By the 5 p.m. Tuesday deadline, the Metro Council had received 19 applications from South Louisville residents who hope to fill the seat from which Dan Johnson was removed earlier this month following allegations of sexual harassment. Tony Hyatt, spokesman for the council’s majority caucus, said more applications could be in the mail.
Now, the county attorney will review the applicants to make sure they meet the minimum requirements, including verifying their residence within District 21. Next, council president David Yates will call a special meeting in which applicants will appear before the council, one-by-one, to be interviewed.
The Council must choose a replacement within 30 days of the vacancy. In this case, the deadline is Sunday, Dec. 17. Metro Council plans to select and swear in the new District 21 councilmember at the Dec. 14 council meeting, which is also the last meeting of the year, Hyatt said.
“When we’ve done this in the past, they’re more interested with people’s familiarity with the district,” said Hyatt. “They’re interested in what they see as how they want to improve the district. They look at what are your goals for helping people in the district.”
The new representative will serve out the remainder of Johnson’s term, which runs out on Dec. 31, 2018. Since all odd-numbered council seats are up for re-election next year, the replacement would have to run for the seat in order to start a new, four-year term in January 2019. The salary for the position is $47,833.
When the process is complete, this will be the sixth time the Metro Council has filled a vacant seat this way. In one case, a councilmember resigned to take another job; three times, seats were vacated by the passing of their representatives; and there was one prior instance in which a councilmember was removed, Hyatt said.
“Every time that we’ve done this … you take a chance that the person you pick is going to do a good job, and so far everyone that they’ve picked has lived up to what the council wanted to see in the councilperson,” he said.

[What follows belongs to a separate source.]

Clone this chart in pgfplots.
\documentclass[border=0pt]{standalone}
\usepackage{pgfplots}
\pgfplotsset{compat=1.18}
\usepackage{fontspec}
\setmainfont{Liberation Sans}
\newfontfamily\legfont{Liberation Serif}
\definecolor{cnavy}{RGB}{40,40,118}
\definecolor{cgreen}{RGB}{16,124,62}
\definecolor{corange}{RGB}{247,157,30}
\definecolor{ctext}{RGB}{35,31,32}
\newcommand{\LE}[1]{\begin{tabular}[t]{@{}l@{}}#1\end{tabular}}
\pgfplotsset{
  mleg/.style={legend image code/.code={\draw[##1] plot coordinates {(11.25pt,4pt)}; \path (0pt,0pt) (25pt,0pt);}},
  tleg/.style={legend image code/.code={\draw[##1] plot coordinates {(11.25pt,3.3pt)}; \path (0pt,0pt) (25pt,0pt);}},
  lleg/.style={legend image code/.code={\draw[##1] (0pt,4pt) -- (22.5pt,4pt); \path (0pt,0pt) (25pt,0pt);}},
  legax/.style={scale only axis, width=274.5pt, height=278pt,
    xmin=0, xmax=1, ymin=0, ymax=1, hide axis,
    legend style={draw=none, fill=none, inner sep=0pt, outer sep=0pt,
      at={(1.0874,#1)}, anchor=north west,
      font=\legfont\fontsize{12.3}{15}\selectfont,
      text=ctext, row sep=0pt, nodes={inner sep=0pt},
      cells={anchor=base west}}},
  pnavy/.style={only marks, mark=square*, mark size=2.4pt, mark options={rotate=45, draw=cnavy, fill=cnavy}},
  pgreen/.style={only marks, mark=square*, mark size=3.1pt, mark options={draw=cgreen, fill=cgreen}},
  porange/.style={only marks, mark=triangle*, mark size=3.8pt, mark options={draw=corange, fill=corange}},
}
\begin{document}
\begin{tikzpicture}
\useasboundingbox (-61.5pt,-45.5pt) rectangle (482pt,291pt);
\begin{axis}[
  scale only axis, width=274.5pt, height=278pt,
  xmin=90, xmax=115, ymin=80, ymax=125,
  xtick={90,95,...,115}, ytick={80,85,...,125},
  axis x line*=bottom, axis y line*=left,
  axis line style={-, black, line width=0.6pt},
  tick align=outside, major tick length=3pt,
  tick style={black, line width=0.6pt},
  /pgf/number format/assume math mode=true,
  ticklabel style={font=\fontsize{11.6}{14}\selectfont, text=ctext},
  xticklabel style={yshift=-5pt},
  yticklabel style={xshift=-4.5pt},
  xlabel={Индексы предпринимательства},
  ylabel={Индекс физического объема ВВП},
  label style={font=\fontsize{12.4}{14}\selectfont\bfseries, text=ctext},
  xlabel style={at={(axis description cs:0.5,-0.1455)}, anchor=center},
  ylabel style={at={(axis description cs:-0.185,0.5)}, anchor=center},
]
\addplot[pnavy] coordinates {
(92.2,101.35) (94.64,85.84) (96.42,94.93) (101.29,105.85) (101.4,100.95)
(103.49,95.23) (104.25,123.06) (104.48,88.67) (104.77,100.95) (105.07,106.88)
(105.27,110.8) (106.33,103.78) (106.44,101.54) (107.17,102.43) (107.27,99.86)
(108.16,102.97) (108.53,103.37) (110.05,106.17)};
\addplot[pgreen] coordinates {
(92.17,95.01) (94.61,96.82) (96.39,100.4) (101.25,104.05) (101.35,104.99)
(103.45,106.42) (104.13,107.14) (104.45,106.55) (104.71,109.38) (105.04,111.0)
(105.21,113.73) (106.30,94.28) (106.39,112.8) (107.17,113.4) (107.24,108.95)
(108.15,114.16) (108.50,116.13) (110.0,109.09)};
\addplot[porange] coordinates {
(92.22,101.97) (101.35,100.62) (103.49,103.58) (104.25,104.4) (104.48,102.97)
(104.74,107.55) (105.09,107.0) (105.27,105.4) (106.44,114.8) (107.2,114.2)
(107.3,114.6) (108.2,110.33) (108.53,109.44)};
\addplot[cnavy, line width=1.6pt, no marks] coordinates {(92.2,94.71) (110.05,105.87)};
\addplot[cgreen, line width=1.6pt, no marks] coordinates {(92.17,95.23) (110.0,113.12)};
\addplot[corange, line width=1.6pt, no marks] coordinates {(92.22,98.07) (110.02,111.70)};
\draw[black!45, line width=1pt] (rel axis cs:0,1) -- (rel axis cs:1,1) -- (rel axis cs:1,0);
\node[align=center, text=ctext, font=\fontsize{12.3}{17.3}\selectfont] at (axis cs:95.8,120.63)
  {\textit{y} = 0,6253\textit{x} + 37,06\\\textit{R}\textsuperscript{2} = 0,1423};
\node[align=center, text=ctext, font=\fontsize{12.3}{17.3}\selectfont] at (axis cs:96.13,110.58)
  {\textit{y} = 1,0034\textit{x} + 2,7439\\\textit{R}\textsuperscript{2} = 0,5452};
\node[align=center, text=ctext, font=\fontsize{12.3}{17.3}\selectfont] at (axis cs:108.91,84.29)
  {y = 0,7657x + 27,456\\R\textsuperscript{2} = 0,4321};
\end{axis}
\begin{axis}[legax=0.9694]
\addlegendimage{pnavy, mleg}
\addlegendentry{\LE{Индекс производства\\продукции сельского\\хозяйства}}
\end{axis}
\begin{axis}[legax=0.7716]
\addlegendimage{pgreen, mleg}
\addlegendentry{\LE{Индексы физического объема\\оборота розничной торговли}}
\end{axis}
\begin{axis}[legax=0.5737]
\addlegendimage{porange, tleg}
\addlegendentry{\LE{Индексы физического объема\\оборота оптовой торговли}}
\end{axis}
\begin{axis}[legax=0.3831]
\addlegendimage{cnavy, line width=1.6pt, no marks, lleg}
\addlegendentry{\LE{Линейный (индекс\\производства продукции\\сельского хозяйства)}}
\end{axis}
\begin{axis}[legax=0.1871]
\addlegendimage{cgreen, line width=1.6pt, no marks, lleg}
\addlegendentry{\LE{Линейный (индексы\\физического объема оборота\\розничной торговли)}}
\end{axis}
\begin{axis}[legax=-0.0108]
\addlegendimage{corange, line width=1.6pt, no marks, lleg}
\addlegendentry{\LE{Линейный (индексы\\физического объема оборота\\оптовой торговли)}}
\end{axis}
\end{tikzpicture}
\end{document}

Here are the 19 known applicants for the District 21 Metro Council seat:
Nikki Boyd, currently a coordinator for health and wellness at Norton Children’s Hospital.

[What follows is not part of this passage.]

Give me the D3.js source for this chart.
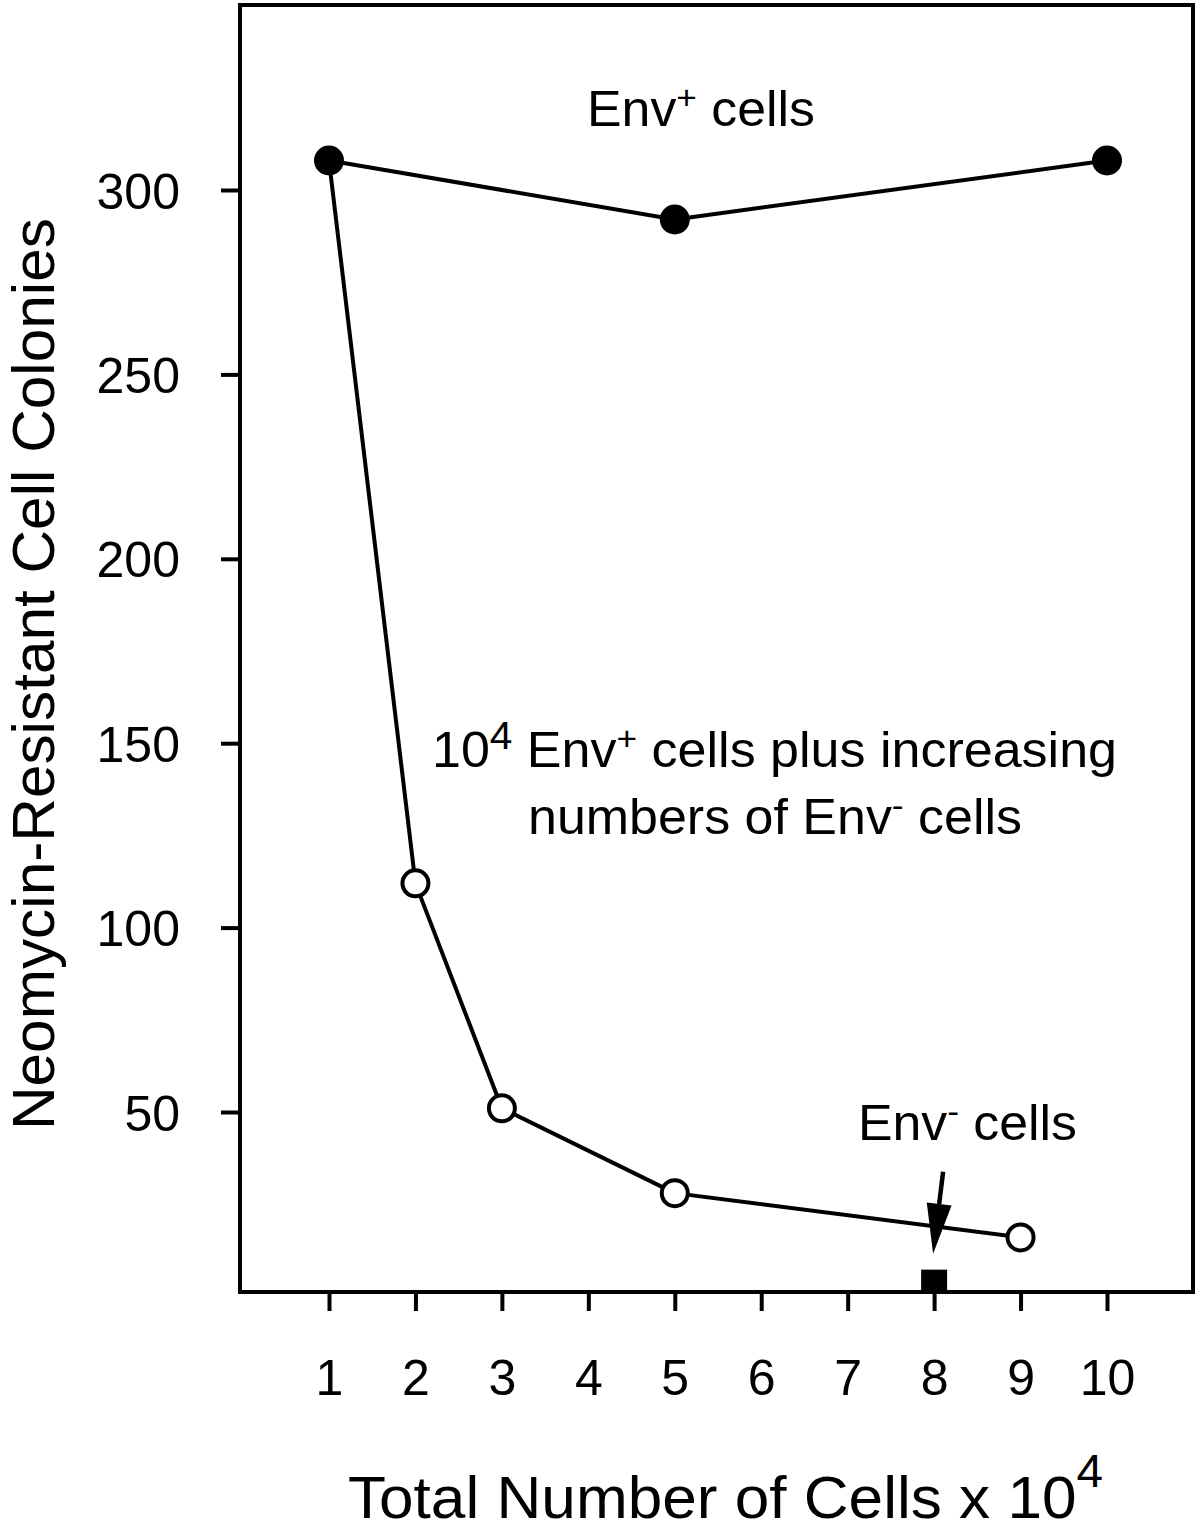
<!DOCTYPE html>
<html>
<head>
<meta charset="utf-8">
<script src="https://cdn.jsdelivr.net/npm/d3@7"></script>
<style>
  html, body { margin: 0; padding: 0; background: #fff; }
  svg { display: block; }
  text { font-family: "Liberation Sans", Arial, Helvetica, sans-serif; fill: #000; }
</style>
</head>
<body>
<svg id="chart" width="1200" height="1530"></svg>
<script>
// ---- data ----
const xTicks = [1, 2, 3, 4, 5, 6, 7, 8, 9, 10];
const yTicks = [50, 100, 150, 200, 250, 300];
const envPlusX = [1, 5, 10];
const envPlusY = [308, 292, 308];
const mixedX = [1, 2, 3, 5, 9];
const mixedY = [308, 112, 51, 28, 16];
const envMinusX = [8];
const envMinusY = [4];

const svg = d3.select("#chart");

const x = d3.scaleLinear().domain([1, 10]).range([329, 1107]);
const y = d3.scaleLinear().domain([0, 350]).range([1296.4, 5.6]);

const box = { left: 240, right: 1193, top: 5, bottom: 1292 };
const SW = 4;

// frame
svg.append("rect")
  .attr("x", box.left).attr("y", box.top)
  .attr("width", box.right - box.left).attr("height", box.bottom - box.top)
  .attr("fill", "none").attr("stroke", "#000").attr("stroke-width", SW);

// y axis
const yAxis = d3.axisLeft(y).tickValues(yTicks).tickSize(19).tickPadding(0).tickFormat(d3.format("d"));
const gy = svg.append("g").attr("transform", `translate(${box.left},0)`).call(yAxis);
gy.select(".domain").remove();
gy.selectAll(".tick line").attr("stroke", "#000").attr("stroke-width", SW);
gy.selectAll(".tick text")
  .attr("x", -60).attr("dy", "0.36em")
  .attr("font-size", 50).attr("font-family", null).attr("fill", "#000");

// x axis
const xAxis = d3.axisBottom(x).tickValues(xTicks).tickSize(19).tickPadding(0).tickFormat(d3.format("d"));
const gx = svg.append("g").attr("transform", `translate(0,${box.bottom})`).call(xAxis);
gx.select(".domain").remove();
gx.selectAll(".tick line").attr("stroke", "#000").attr("stroke-width", SW);
gx.selectAll(".tick text")
  .attr("y", 103).attr("dy", 0)
  .attr("font-size", 50).attr("font-family", null).attr("fill", "#000");

// axis titles
const xt = svg.append("text").attr("x", 348).attr("y", 1518).attr("font-size", 60)
  .attr("textLength", 755).attr("lengthAdjust", "spacingAndGlyphs");
xt.append("tspan").text("Total Number of Cells x 10");
xt.append("tspan").attr("font-size", 46).attr("dy", -31).text("4");

svg.append("text")
  .attr("transform", "translate(54,674) rotate(-90)")
  .attr("text-anchor", "middle")
  .attr("font-size", 59)
  .attr("textLength", 912).attr("lengthAdjust", "spacingAndGlyphs")
  .text("Neomycin-Resistant Cell Colonies");

// lines
const line = d3.line().x(d => x(d[0])).y(d => y(d[1]));
const mixed = mixedX.map((v, i) => [v, mixedY[i]]);
const envPlus = envPlusX.map((v, i) => [v, envPlusY[i]]);

svg.append("path").datum(mixed).attr("d", line)
  .attr("fill", "none").attr("stroke", "#000").attr("stroke-width", SW).attr("stroke-linejoin", "round");
svg.append("path").datum(envPlus).attr("d", line)
  .attr("fill", "none").attr("stroke", "#000").attr("stroke-width", SW).attr("stroke-linejoin", "round");

// open circles (first point is covered by the filled marker)
svg.selectAll("circle.open").data(mixed.slice(1)).join("circle")
  .attr("class", "open")
  .attr("cx", d => x(d[0])).attr("cy", d => y(d[1])).attr("r", 13)
  .attr("fill", "#fff").attr("stroke", "#000").attr("stroke-width", SW);

svg.selectAll("circle.filled").data(envPlus).join("circle")
  .attr("class", "filled")
  .attr("cx", d => x(d[0])).attr("cy", d => y(d[1])).attr("r", 15)
  .attr("fill", "#000");

// Env- square
const sq = envMinusX.map((v, i) => [v, envMinusY[i]]);
svg.selectAll("rect.sq").data(sq).join("rect")
  .attr("class", "sq")
  .attr("x", d => x(d[0]) - 13).attr("y", d => y(d[1]) - 12)
  .attr("width", 26).attr("height", 24).attr("fill", "#000");

// arrow pointing to Env- square
sq.forEach(d => {
  const tipX = x(d[0]) - 1, tipY = y(d[1]) - 28;
  const startX = tipX + 10, startY = tipY - 82;
  const len = Math.hypot(startX - tipX, startY - tipY);
  const ux = (startX - tipX) / len, uy = (startY - tipY) / len;
  const hl = 50, hw = 12.5;
  const bx = tipX + ux * hl, by = tipY + uy * hl;
  svg.append("line")
    .attr("x1", startX).attr("y1", startY).attr("x2", bx).attr("y2", by)
    .attr("stroke", "#000").attr("stroke-width", 4.5);
  svg.append("path")
    .attr("d", `M${tipX},${tipY} L${bx - uy * hw},${by + ux * hw} L${bx + uy * hw},${by - ux * hw} Z`)
    .attr("fill", "#000");
});

// annotations
function label(xp, yp, parts, size, len) {
  const t = svg.append("text").attr("x", xp).attr("y", yp).attr("font-size", size);
  if (len) t.attr("textLength", len).attr("lengthAdjust", "spacingAndGlyphs");
  parts.forEach(p => {
    if (typeof p === "string") t.append("tspan").text(p);
    else t.append("tspan").attr("font-size", p.size).attr("dy", p.dy).text(p.t);
  });
  return t;
}

const FS = 50;
label(587, 126, ["Env", {t: "+", size: 34, dy: -17}, {t: " cells", size: FS, dy: 17}], FS, 228);
label(432, 767, ["10", {t: "4", size: 39, dy: -18}, {t: " Env", size: FS, dy: 18}, {t: "+", size: 34, dy: -17}, {t: " cells plus increasing", size: FS, dy: 17}], FS, 685);
label(528, 834, ["numbers of Env", {t: "-", size: 34, dy: -17}, {t: " cells", size: FS, dy: 17}], FS, 494);
label(858, 1140, ["Env", {t: "-", size: 34, dy: -17}, {t: " cells", size: FS, dy: 17}], FS, 219);
</script>
</body>
</html>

Christopher Brown, who says he has no political background and is concerned with drugs and violence in Louisville.
Scott Davis, the producing director of the Alley Theater.
Greg Dearing, who currently works at a law office. In the early- to mid-1990s, he worked for the Jefferson County Government, and prior to that was a fire sergeant for the City of Louisville.

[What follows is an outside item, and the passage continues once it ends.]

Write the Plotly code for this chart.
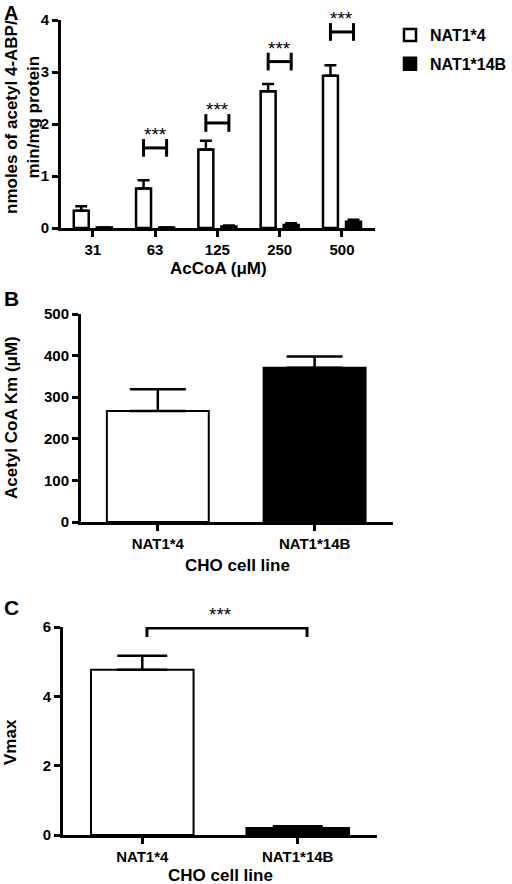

Chase Gardiner, a behavioral health associate for Norton Children’s Hospital.
Nicole George is a project manager for the University of Louisville and has a website detailing her campaign for the 2018 Metro Council election.
Glenda Granholm, an educator who describes herself as having a “high emotional IQ.”
Amanda Hay, who until recently worked for the Bank of America.
Michael Jupin, a service coordinator at South Oaks Senior Housing.
Vitalis Lanshima, an adjunct professor at Bellarmine University who grew up in Nigeria and was a Paralympic athlete. He says his issues include economic development and creating safe neighborhoods.
Mick Parsons, a podcaster, freelancer writer and editor and English writing instructor.
David Riggs, a retired account manager who worked at Proctor and Gamble and other large companies.
Rhett Sample, the sergeant of the Shively Fire Department.
Jonathan Shane, who has worked at Humana since 2006.
Bret Shultz, a compliance coordinator for Ford who was a horse trainer for 32 years.
Erich Shumake, a pastor who unsuccessfully ran for the District 21 seat in 2014.
Patrick Smith, who works for the University of Louisville Office of Community Engagement.
Kristen Tipton, a regional manager for Southside Christian Child Care and former Humana employee.
Yani Vozos, an adjunct professor for the University of Louisville Department of Urban and Public Affairs, and director and bandleader of the Appalatin Music Ensemble.